Erich Kästner Museum


The Erich Kästner Museum is a literary museum in Dresden, Germany. The museum covers the life and writings of German children's author Erich Kästner and is based in the Villa Augustin building which had belonged to Kästner's uncle. The museum is notable for its architecture, which was designed to be semi-mobile and fit within a single room, close to where Kästner had grown up in Dresden's inner new town.
The museum focuses on Kästner's early years in Dresden and Leipzig, the connections between his work and children, and his relationship to the media. The museum collection includes first editions by Kästner, including his most famous work Emil and the Detectives, along with garments and objects belonging to Kästner.

Museum

Established in 1999, the museum opened in early 2000 in celebration of the 101st anniversary of Kästner's birth in the Villa Augustin at the Albertplatz in the Innere Neustadt. The villa was formerly owned and inhabited by Erich Kästner's maternal uncle Franz Augustin, a horse trader, and Kästner regularly visited it as a youth. In his autobiographical novel When I was a little Boy he refers to the Villa and many places in the vicinity. The museum has a bronze sculpture by the Hungarian artist Mathyas Varga of one such remembered scene, Kästner as a boy perched on the wall, looking out into the bustling square and listening to the trams in Dresden.

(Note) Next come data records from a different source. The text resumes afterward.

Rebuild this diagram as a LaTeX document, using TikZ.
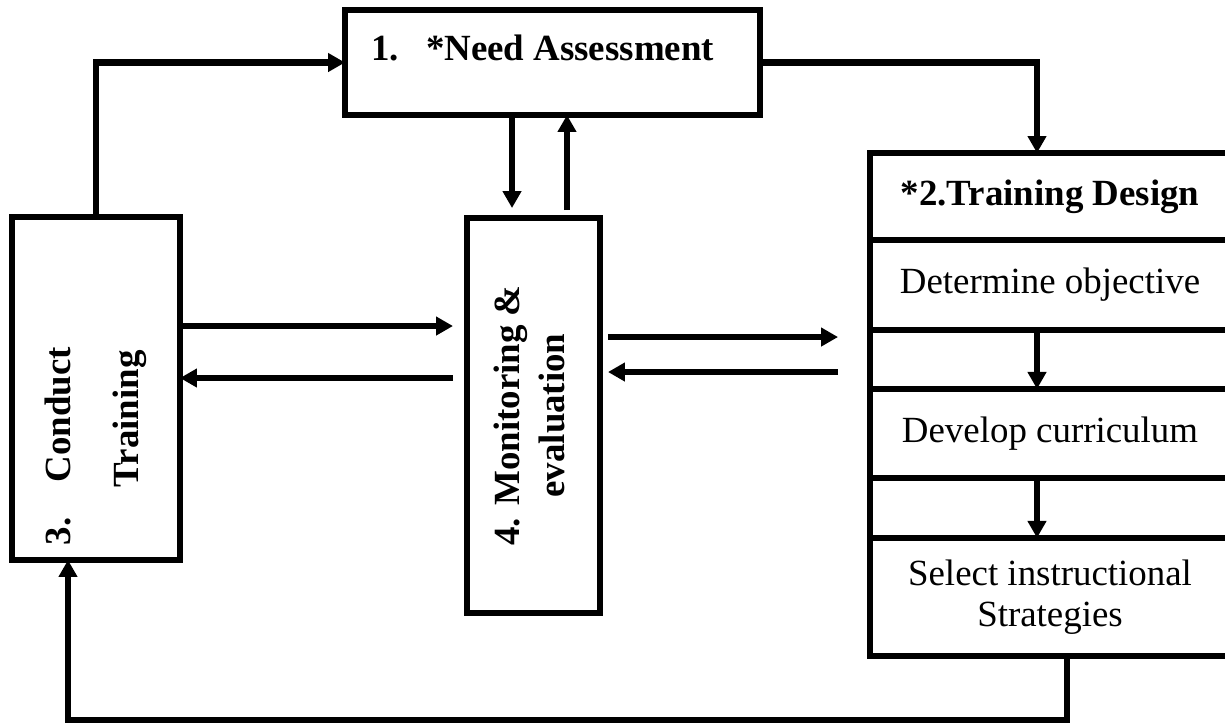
\documentclass[tikz,border=0pt]{standalone}
\usepackage{fontspec}
\setmainfont{Liberation Serif}
\usepackage{graphicx}
\usetikzlibrary{arrows.meta,positioning}

\begin{document}
\begin{tikzpicture}[x=0.02cm,y=-0.02cm,line width=3.6pt]
\tikzset{block/.style = {shape=rectangle,draw,outer sep=0pt,inner sep=0pt,font=\fontsize{21}{24}\selectfont\bfseries}}
\tikzset{cell/.style = {block,minimum width=7.2cm,align=center,font=\fontsize{21}{24}\selectfont}}
\tikzset{link/.style = {->,> = {Triangle[length=0.34cm,width=0.36cm]}}}
\useasboundingbox (0,0) rectangle (1225,725);
\clip (0,0) rectangle (1225,725);
% boxes
\node[block,minimum width=8.3cm,minimum height=2.1cm,text height=1cm,text depth=1.1cm] (need) at (552.5,62.5) {\makebox[1.1cm][l]{1.}*Need Assessment\hspace*{0.4cm}};
\node[block,minimum width=3.36cm,minimum height=6.86cm] (conduct) at (96,388.5)
  {\rotatebox{90}{\begin{tabular}{@{}l@{}}\makebox[1.26cm][l]{3.}Conduct\hspace*{2.3cm}\\[14.6pt]\hspace*{1.16cm}Training\end{tabular}}};
\node[block,minimum width=2.66cm,minimum height=7.9cm] (monitor) at (533.5,415.5)
  {\rotatebox{90}{\begin{tabular}{@{}c@{}}4. Monitoring \&\\[2pt]evaluation\end{tabular}}};
\node[cell,minimum height=1.74cm,font=\fontsize{21}{24}\selectfont\bfseries] (hdr) at (1050,196.5) {*2.Training Design};
\node[cell,minimum height=1.8cm,below=0pt of hdr] (obj) {Determine objective};
\node[cell,minimum height=1.18cm,below=0pt of obj] (gap1) {};
\node[cell,minimum height=1.78cm,below=0pt of gap1] (curr) {Develop curriculum};
\node[cell,minimum height=1.2cm,below=0pt of curr] (gap2) {};
\node[cell,minimum height=2.36cm,below=0pt of gap2] (strat) {Select instructional\\[-0.8pt]Strategies};
\coordinate (m1) at ([xshift=-0.43cm]monitor.north);
\coordinate (m2) at ([xshift=0.67cm]monitor.north);
\coordinate (low) at (0,720);
%arrows
\draw[link] (conduct.north) |- (need.west);
\draw[link] (need.east) -| ([xshift=-0.26cm]hdr.north);
\draw[link,shorten >=0.2cm] (m1 |- need.south) -- (m1);
\draw[link,shorten <=0.16cm] (m2) -- (m2 |- need.south);
\draw[link,shorten >=0.28cm] ([yshift=1.25cm]conduct.east) -- ([yshift=1.25cm]conduct.east -| monitor.west);
\draw[link,shorten <=0.28cm] ([yshift=0.21cm]conduct.east -| monitor.west) -- ([yshift=0.21cm]conduct.east);
\draw[link,shorten <=0.16cm,shorten >=0.64cm] ([yshift=1.57cm]monitor.east) -- ([yshift=1.57cm]monitor.east -| gap1.west);
\draw[link,shorten <=0.64cm,shorten >=0.16cm] ([yshift=0.87cm]monitor.east -| gap1.west) -- ([yshift=0.87cm]monitor.east);
\draw[link] ([xshift=-0.26cm]gap1.north) -- ([xshift=-0.26cm]gap1.south);
\draw[link] ([xshift=-0.26cm]gap2.north) -- ([xshift=-0.26cm]gap2.south);
\draw[link] ([xshift=0.34cm]strat.south) -- ([xshift=0.34cm]strat.south |- low) -| ([xshift=-0.56cm]conduct.south);
\end{tikzpicture}
\end{document}
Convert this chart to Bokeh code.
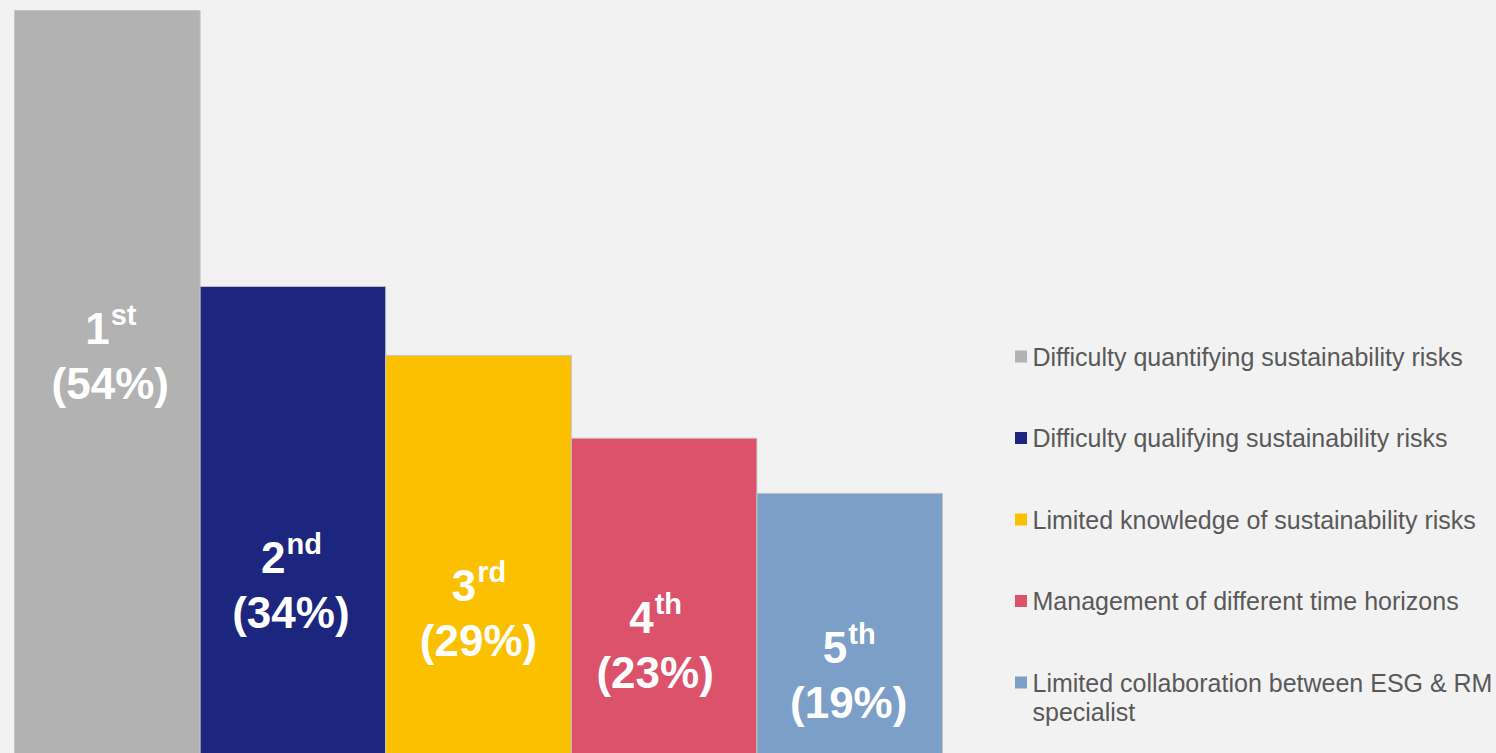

In fact, Erich Kästner's childhood memories of Villa Augustin served him as an anchor point for inspiration; the main characters of the film Anna Louise and Anton are named after Kästner's cousin Dora Augustin, nicknamed "little dots", and the adjacent Anton-Street.
The museum was funded entirely by private donations, organised by the Förderverein für das Erich Kästner Museum / Dresdner Literaturbüro. The museum focuses on Kästner's years in Dresden and Leipzig, the connections between his work and children, and his relationship to the media.
The Albertsplatz tram stops adjacent to the museum are announced by the Dresdner Verkehrsbetriebe as "Albertplatz - Erich Kästner Museum".

Architectural concept

The museum format was designed around the architectural concept that "less is more". In his 1998 design, the Irish architect Ruairí O'Brien conceived of the museum as a "walkable treasure-chest" with core principles of mobility, interaction, and compactness, in other words a mobile, interactive micromuseum. Installed on the ground floor, it takes up no more than a single room, within which are thirteen mobile modules, each with drawers color-coded to signify an aspect of Erich Kästner's life and work. With the exception of original exhibits from Kästner's estate, visitors are encouraged to touch, read, and try out whatever they can find. In the center of the modules, the core element exhibits selected items from Kästner's estate.
The large tree in front of the museum became a shoe tree, with pairs of shoes being thrown over the branches of tree. In 2018 the tree was cleaned of hanging shoes.

Recognition

In 2002, the museum was awarded the Museum Prize from the Heinz and Brigitte Schirnig Foundation for its innovative open character and miniature scale. In 2003 the "micromuseum" design concept of the museum received an award from the German Federal Culture Foundation.